Kearney hired and worked with some of the most prominent coaches in university athletics, including Hall of Fame football player, Jim Owens, college football coaching hall of famer Don James (football), and Darryl Rogers in football. In basketball, he worked with three Naismith Memorial Basketball Hall of Fame inductees: Marv Harshman, Jud Heathcote and Tex Winter. In other sports he worked with such outstanding coaches as Dick Erickson and Bob Ernst in crew, Earl Ellis in swimming, Dr. Eric Hughes in gymnastics, Ken Shannon in track and field, the legendary Danny Litwhiler in baseball, Joe Baum in soccer, and Amo Bessone and Ron Mason in ice hockey.
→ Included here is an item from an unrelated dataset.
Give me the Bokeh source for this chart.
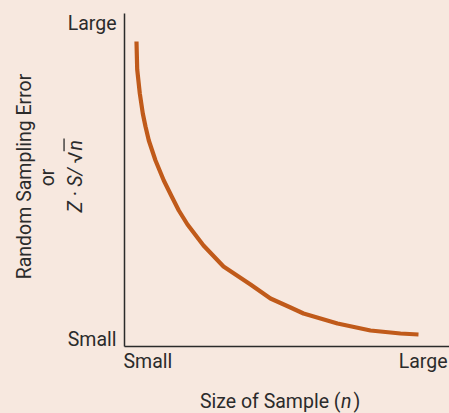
import math
from bokeh.plotting import figure
from bokeh.models import Range1d
from bokeh.core.properties import value
from bokeh.embed import file_html
from bokeh.resources import INLINE

# ---- data (abstract units: 0-100 on both axes) ----
sample_size = [3.69, 3.91, 4.71, 5.63, 6.46, 7.48, 9.54, 12.09, 14.68, 16.71, 19.38,
               24.31, 30.46, 38.77, 44.92, 51.08, 55.08, 65.54, 75.69, 84.92, 90.46]
sampling_error = [91.59, 83.18, 75.98, 69.97, 66.07, 61.86, 55.86, 49.85, 44.74, 40.84, 36.64,
                  30.33, 24.02, 18.62, 14.41, 11.71, 9.91, 6.91, 4.80, 3.90, 3.60]

x_tick_pos = [7.2, 91.9]
x_tick_labels = ["Small", "Large"]
y_tick_pos = [2.0, 97.0]
y_tick_labels = ["Small", "Large"]

x_title = ["Size of Sample (", "n", ")"]
y_title = ["Random Sampling Error", "or", "Z \u00b7 S/", "\u221a", "n"]

BG = "#F7E8DF"
INK = "#2b2b2b"
CURVE = "#C05A1A"
FONT = value("Roboto")
FS = value("19.5px")

# axis extents (data units)
X0, X1, Y0, Y1 = 0, 100, 0, 100

p = figure(width=449, height=413, output_backend="svg", toolbar_location=None,
           x_range=Range1d(-38.154, 100), y_range=Range1d(-20.12, 103.9),
           min_border=0)
p.background_fill_color = BG
p.border_fill_color = BG
p.outline_line_color = None
p.grid.visible = False
p.axis.visible = False

# axes lines
p.segment(x0=[X0, X0], y0=[Y0, Y0], x1=[X1, X0], y1=[Y0, Y1], line_color=INK, line_width=1.5)

# curve
p.line(sample_size, sampling_error, line_color=CURVE, line_width=4.2,
       line_cap="butt", line_join="round")

txt = dict(text_font=FONT, text_font_size=FS, text_color=INK)

# tick labels
p.text(x=x_tick_pos, y=[-1.2] * len(x_tick_pos), text=x_tick_labels,
       text_align="center", text_baseline="top", **txt)
p.text(x=[-2.46] * len(y_tick_pos), y=y_tick_pos, text=y_tick_labels,
       text_align="right", text_baseline="middle", **txt)

# x-axis title
ty = -16.45
p.text(x=[66.46], y=[ty], text=[x_title[0]], text_align="right", text_baseline="middle", **txt)
p.text(x=[66.6], y=[ty], text=[x_title[1]], text_align="left", text_baseline="middle",
       text_font_style="italic", **txt)
p.text(x=[70.45], y=[ty], text=[x_title[2]], text_align="left", text_baseline="middle", **txt)

# y-axis title (rotated)
rot = math.pi / 2
p.text(x=[-30.77, -23.78], y=[51.05, 50.75], text=y_title[:2], angle=rot,
       text_align="center", text_baseline="middle", **txt)
lx = -15.08
p.text(x=[lx], y=[40.24], text=[y_title[2]], angle=rot, text_align="left",
       text_baseline="middle", text_font_style="italic", **txt)
p.text(x=[lx], y=[54.95], text=[y_title[3]], angle=rot, text_align="left",
       text_baseline="middle", **txt)
p.text(x=[lx], y=[58.86], text=[y_title[4]], angle=rot, text_align="left",
       text_baseline="middle", text_font_style="italic", **txt)
# radical overbar
p.segment(x0=[-18.6], y0=[58.6], x1=[-18.6], y1=[62.46], line_color=INK, line_width=1.3)

html = file_html(p, INLINE)
html = html.replace("<head>", "<head><style>html,body{background:%s;}</style>" % BG, 1)
open("out.html", "w").write(html)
Bessone and Mason both won NCAA Men's Ice Hockey Championships, with Mason retiring with the all-time highest number of wins in Division One ice hockey. Mason was the athletic director at Michigan State University until his retirement in early 2008, when he was succeeded by Mark Hollis, who was basketball team manager on Jud Heathcote's staff at Michigan State and on Kearney's staff at the Western Athletic Conference.

==Honors==
In 1991, Joe Kearney was nominated by the National Association of Collegiate Directors of Athletics (NACDA) to be its recipient of the Corbett Award, which is the highest honor in university sports administration. The Western Athletic Conference presents the Joe Kearney Award to the top male and female athlete each year—an award that has been given annually since the 1991–92 academic year. In July 2014, Kearney was selected for induction into the University of Washington Husky Hall of Fame. Further, in May 2020, Kearney was inducted into the State of Washington Sports Hall of Fame for his long career in high-school and university athletics within the state.

==Later life and family==
Kearney retired to Tucson, Arizona, and lived there for 16 years with his wife, Dorothea Kearney (born January 3, 1927, in Shelton, Washington, deceased February 5, 2011, in Denver, Colorado). He was the father of five children (Jan Veile, Kevin Kearney, Erin Leary, Shawn Bassham and Robin Kearney) and had eleven grandchildren (Christopher Kearney; Katie Kearney; Nicholas Kearney; Emma Tanabe; Ryan Kearney; Aaron Bassham; Seth Bassham; Graham Veile; Laurel Sanford; Trey Howard and Adrianne Leary).

Kearney died on May 5, 2010, in Tucson, after an eight-month battle with pancreatic cancer.